A new history which overturns the received wisdom that science displaced magic in Enlightenment Britain
In early modern Britain, belief in prophecies, omens, ghosts, apparitions and fairies was commonplace. Among both educated and ordinary people the absolute existence of a spiritual world was taken for granted. Yet in the eighteenth century such certainties were swept away. Credit for this great change is usually given to science – and in particular to the scientists of the Royal Society. But is this justified?
Michael Hunter argues that those pioneering the change in attitude were not scientists but freethinkers. While some scientists defended the reality of supernatural phenomena, these sceptical humanists drew on ancient authors to mount a critique both of orthodox religion and, by extension, of magic and other forms of superstition. Even if the religious heterodoxy of such men tarnished their reputation and postponed the general acceptance of anti-magical views, slowly change did come about. When it did, this owed less to the testing of magic than to the growth of confidence in a stable world in which magic no longer had a place.
Michael Hunter is Emeritus Professor of History, Birkbeck, University of London. He is the author of numerous works on early modern science and culture such as The Occult Laboratory and the award-winning Boyle: Between God and Science.
Quite an interesting book which demonstrates how the attitudes towards magic and related subjects - witchcraft, poltergeists, the second sight etc - changed from a total acceptance to a total rejection and scepticism, lead by the upper and 'educated' classes. The book explains how this change, usually attributed to the development of the scientific outlook, is due more to the strain of 'freethinking' championed in London coffee houses and at court. Certain apologists wrote books deploring such freethinking attitudes on the grounds that they veered too close towards atheism, on the grounds that those who didn't believe in witches, spirits etc were also rejecting God as the supreme spirit. Gradually though, the scepticism spread to the more orthodox in society.
I was aware that the subject wasn't "cut and dried" - Newton, for example, was a researcher into alchemy. The style of the book is accessible, rather than academic, but its origin as the compilation of several papers published previously by the author is a little too obvious. He also makes frequent references to the "Jane Wenham" case which I expected to be explained somewhere but wasn't. I has to look it up on Wikipedia to discover the details. The book does come across as a bit repetitive in places, probably because of the less than perfect splicing together of the essays. Altogether I would rate it at 3 stars.
This is not so much about the Decline of Magic as a survey of the why thought about magic and the supernatural changed through the enlightenment period. I think I need to know the sources to get a full understanding of this book. It wasn't too academic so not too bad to read (Nescience, sacerdotal, deism, preternatural, latitudunarian, microscopist etc) and has backed up the ideas I had for the piece I want to write. If I were an academic I wonder if it might be thought too light but for me it was acceptable as a place to start and get a broad idea of the field.

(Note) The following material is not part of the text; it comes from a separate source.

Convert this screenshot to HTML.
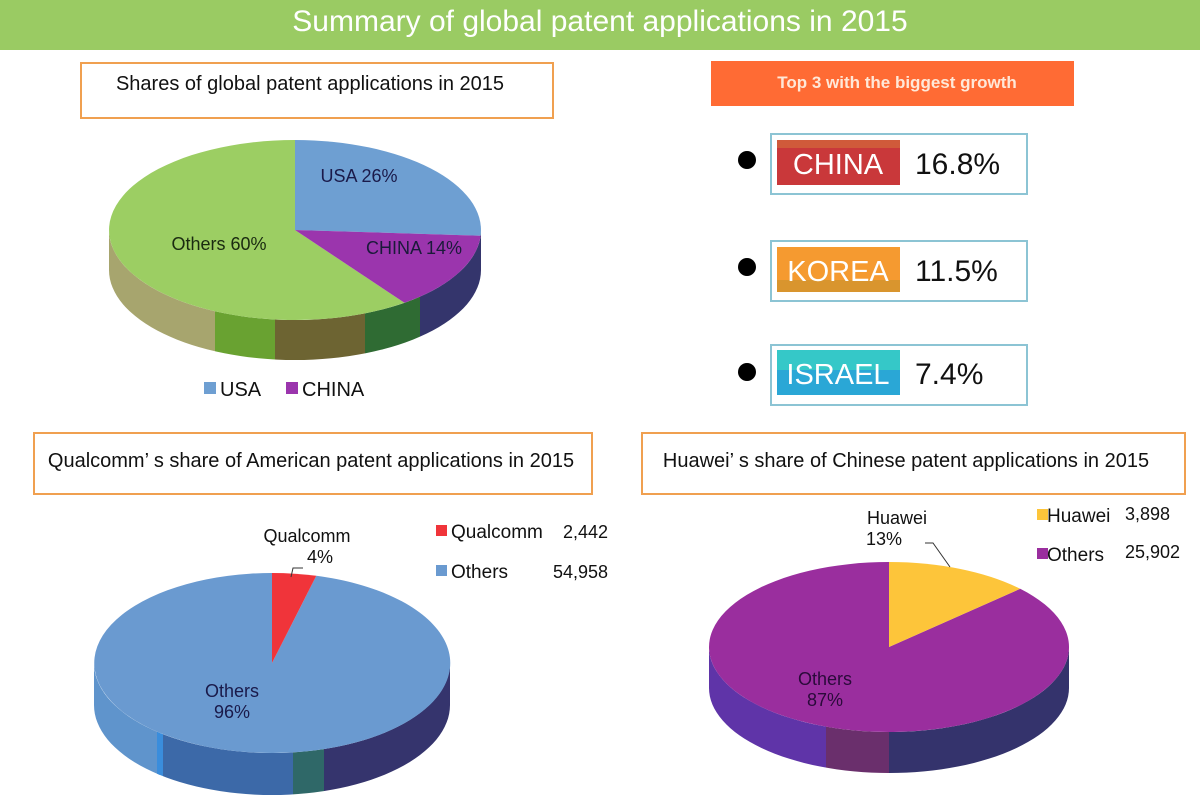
<!DOCTYPE html>
<html><head><meta charset="utf-8"><style>
html,body{margin:0;padding:0;background:#fff;}
svg{display:block;font-family:"Liberation Sans","Noto Sans CJK SC",sans-serif;}
</style></head><body>
<svg width="1200" height="800" viewBox="0 0 1200 800" xmlns="http://www.w3.org/2000/svg">
<defs>
<clipPath id="s1"><path d="M109,230 A186,90 0 0 0 481,230 L481,270 A186,90 0 0 1 109,270 Z"/></clipPath>
<clipPath id="s3"><path d="M94,663 A178,90 0 0 0 450,663 L450,705 A178,90 0 0 1 94,705 Z"/></clipPath>
<clipPath id="s4"><path d="M709,647 A180,85 0 0 0 1069,647 L1069,688 A180,85 0 0 1 709,688 Z"/></clipPath>
</defs>
<rect x="0" y="0" width="1200" height="50" fill="#9acb63"/>
<text x="600" y="31" fill="#fff" font-size="30" text-anchor="middle">Summary of global patent applications in 2015</text>

<!-- box 1 -->
<rect x="81" y="63" width="472" height="55" fill="#fff" stroke="#f0a050" stroke-width="2"/>
<text x="310" y="90" font-size="20" text-anchor="middle" fill="#111">Shares of global patent applications in 2015</text>

<!-- pie 1 -->
<g clip-path="url(#s1)">
<rect x="100" y="220" width="115" height="150" fill="#a7a56e"/>
<rect x="215" y="220" width="60" height="150" fill="#69a231"/>
<rect x="275" y="220" width="90" height="150" fill="#6d6432"/>
<rect x="365" y="220" width="55" height="150" fill="#2f6b33"/>
<rect x="420" y="220" width="70" height="150" fill="#34356c"/>
</g>
<path d="M295,230 L404.4,302.8 A186,90 0 1 1 295,140 Z" fill="#9cce63"/>
<path d="M295,230 L295,140 A186,90 0 0 1 480.6,235.7 Z" fill="#6e9fd2"/>
<path d="M295,230 L480.6,235.7 A186,90 0 0 1 404.4,302.8 Z" fill="#9b35ad"/>
<text x="359" y="182" font-size="18" text-anchor="middle" fill="#1a1a4a">USA 26%</text>
<text x="414" y="254" font-size="18" text-anchor="middle" fill="#1a1a3a">CHINA 14%</text>
<text x="219" y="250" font-size="18" text-anchor="middle" fill="#1a2a10">Others 60%</text>
<rect x="204" y="382" width="12" height="12" fill="#6e9fd2"/>
<text x="220" y="396" font-size="20" fill="#111">USA</text>
<rect x="286" y="382" width="12" height="12" fill="#9b35ad"/>
<text x="302" y="396" font-size="20" fill="#111">CHINA</text>

<!-- right top -->
<rect x="711" y="61" width="363" height="45" fill="#ff6b34"/>
<text x="897" y="88" font-size="17" font-weight="bold" text-anchor="middle" fill="#ffe8d8">Top 3 with the biggest growth</text>

<circle cx="747" cy="160" r="9" fill="#000"/>
<rect x="771" y="134" width="256" height="60" fill="#fff" stroke="#8cc4d4" stroke-width="2"/>
<rect x="777" y="140" width="123" height="45" fill="#c9383a"/>
<rect x="777" y="140" width="123" height="8" fill="#d05a3a"/>
<text x="838" y="174" font-size="29" text-anchor="middle" fill="#fff">CHINA</text>
<text x="915" y="174" font-size="30" fill="#111">16.8%</text>

<circle cx="747" cy="267" r="9" fill="#000"/>
<rect x="771" y="241" width="256" height="60" fill="#fff" stroke="#8cc4d4" stroke-width="2"/>
<rect x="777" y="247" width="123" height="45" fill="#f59a30"/>
<rect x="777" y="280" width="123" height="12" fill="#d9952e"/>
<text x="838" y="281" font-size="29" text-anchor="middle" fill="#fff">KOREA</text>
<text x="915" y="281" font-size="30" fill="#111">11.5%</text>

<circle cx="747" cy="372" r="9" fill="#000"/>
<rect x="771" y="345" width="256" height="60" fill="#fff" stroke="#8cc4d4" stroke-width="2"/>
<rect x="777" y="350" width="123" height="45" fill="#2aa7d6"/>
<rect x="777" y="350" width="123" height="20" fill="#35c8c8"/>
<text x="838" y="384" font-size="29" text-anchor="middle" fill="#fff">ISRAEL</text>
<text x="915" y="384" font-size="30" fill="#111">7.4%</text>

<!-- box 3 -->
<rect x="34" y="433" width="558" height="61" fill="#fff" stroke="#f0a050" stroke-width="2"/>
<text x="311" y="467" font-size="20" text-anchor="middle" fill="#111">Qualcomm’ s share of American patent applications in 2015</text>
<!-- box 4 -->
<rect x="642" y="433" width="543" height="61" fill="#fff" stroke="#f0a050" stroke-width="2"/>
<text x="906" y="467" font-size="20" text-anchor="middle" fill="#111">Huawei’ s share of Chinese patent applications in 2015</text>

<!-- pie 3 -->
<g clip-path="url(#s3)">
<rect x="90" y="650" width="70" height="160" fill="#5f94cc"/>
<rect x="157" y="650" width="6" height="160" fill="#3a8ddc"/>
<rect x="163" y="650" width="130" height="160" fill="#3c69a8"/>
<rect x="293" y="650" width="31" height="160" fill="#2f6868"/>
<rect x="324" y="650" width="130" height="160" fill="#35346d"/>
</g>
<path d="M272,663 L316.3,575.8 A178,90 0 1 1 272,573 Z" fill="#6a9ad0"/>
<path d="M272,663 L272,573 A178,90 0 0 1 316.3,575.8 Z" fill="#f0343a"/>
<text x="232" y="697" font-size="18" text-anchor="middle" fill="#1a1a4a">Others</text>
<text x="232" y="718" font-size="18" text-anchor="middle" fill="#1a1a4a">96%</text>
<text x="307" y="542" font-size="18" text-anchor="middle" fill="#111">Qualcomm</text>
<text x="320" y="563" font-size="18" text-anchor="middle" fill="#111">4%</text>
<path d="M291,577 L293,568 L303,568" fill="none" stroke="#333" stroke-width="1"/>
<rect x="436" y="525" width="11" height="11" fill="#f0343a"/>
<text x="451" y="538" font-size="19" fill="#111">Qualcomm</text>
<text x="608" y="538" font-size="18" fill="#111" text-anchor="end">2,442</text>
<rect x="436" y="565" width="11" height="11" fill="#6a9ad0"/>
<text x="451" y="578" font-size="19" fill="#111">Others</text>
<text x="608" y="578" font-size="18" fill="#111" text-anchor="end">54,958</text>

<!-- pie 4 -->
<g clip-path="url(#s4)">
<rect x="700" y="640" width="126" height="160" fill="#5f34a8"/>
<rect x="826" y="640" width="63" height="160" fill="#6a2f6c"/>
<rect x="889" y="640" width="190" height="160" fill="#34336c"/>
</g>
<path d="M889,647 L1020.2,588.8 A180,85 0 1 1 889,562 Z" fill="#9a2e9e"/>
<path d="M889,647 L889,562 A180,85 0 0 1 1020.2,588.8 Z" fill="#fdc53a"/>
<text x="825" y="685" font-size="18" text-anchor="middle" fill="#2a0a3a">Others</text>
<text x="825" y="706" font-size="18" text-anchor="middle" fill="#2a0a3a">87%</text>
<text x="897" y="524" font-size="18" text-anchor="middle" fill="#111">Huawei</text>
<text x="884" y="545" font-size="18" text-anchor="middle" fill="#111">13%</text>
<path d="M925,543 L933,543 L950,567" fill="none" stroke="#333" stroke-width="1"/>
<rect x="1037" y="509" width="11" height="11" fill="#fdc53a"/>
<text x="1047" y="522" font-size="19" fill="#111">Huawei</text>
<text x="1125" y="520" font-size="18" fill="#111">3,898</text>
<rect x="1037" y="548" width="11" height="11" fill="#9a2e9e"/>
<text x="1047" y="561" font-size="19" fill="#111">Others</text>
<text x="1125" y="558" font-size="18" fill="#111">25,902</text>
</svg>
</body></html>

A nice introductory book with lots of different aspects of magic in the enlightenment, the book is not really academic and easily accessible. However, they could have dealt with a smaller scope and produced a more cohesive body of work.
Excellent book. A fine and balanced account of the early enlightenment period which can often seem so much wit and whiggery proceeding from their coffee-house discussions. The main problem is the gloss put on the era by empirical scientists who want to prortray it as the discovery of ration thought and the 'experimental method', and a consequent abandonment of silly superstitious beliefs from the previous century. This is naive, simplistic and ultimately mendacious. There was no simple switch from medieval credulity to rationalist method. It was a complex affair, as this book shows admirably. In the previous century 'magic' included a lot of what we now call 'science'. In the 18th, certain persons (eg, Hooke) wanted to pour scorn on older perspectives, but not the *real* proto-scientific 'heroes' like Newton and Boyle made no simple distinction between the 'spiritual' (or moral) aspects of knowledge and the emprical observations which support it. The battleground in the 18th century was the repeal of the witchcraft legislation on moral and humanistic grounds, not just the advance of 'rationalism'. Then there is the emergence of *chemistry* from its alchemical (spiritual) foundations. Boyle was crucial in this, but he was an avowed spiritualist. Newton was fascinated with the emergence of chemistry, anticipating the unified theory of atomic weights discovered by Mendelev at the start of the 19th century. Scientists like to simplify this complex process into a simplified 'just-so' story, where everything before Newton was *wrong*, and everything after was *right*. This is mug and simply wrong. Contemporary speculative physics sees some of the spiritual aspects underpinning the scientific world-view seeping back into the foreground, and its effect is enriching rather than obfuscating. All this can get overlooked in potted histories of science which wallow in the muddy shallows of smugness. Kant has amply demonstrated that even perception of simple 'facts' is a multi-faceted affair requiring imaginative leaps synthesis of the part of the perciever. This clear and very readable book shows how even the establishment of the Royal Society was acieved by thinker who had far from abandoned the humanist, spiritual and moralist underpinnings of their enterprise.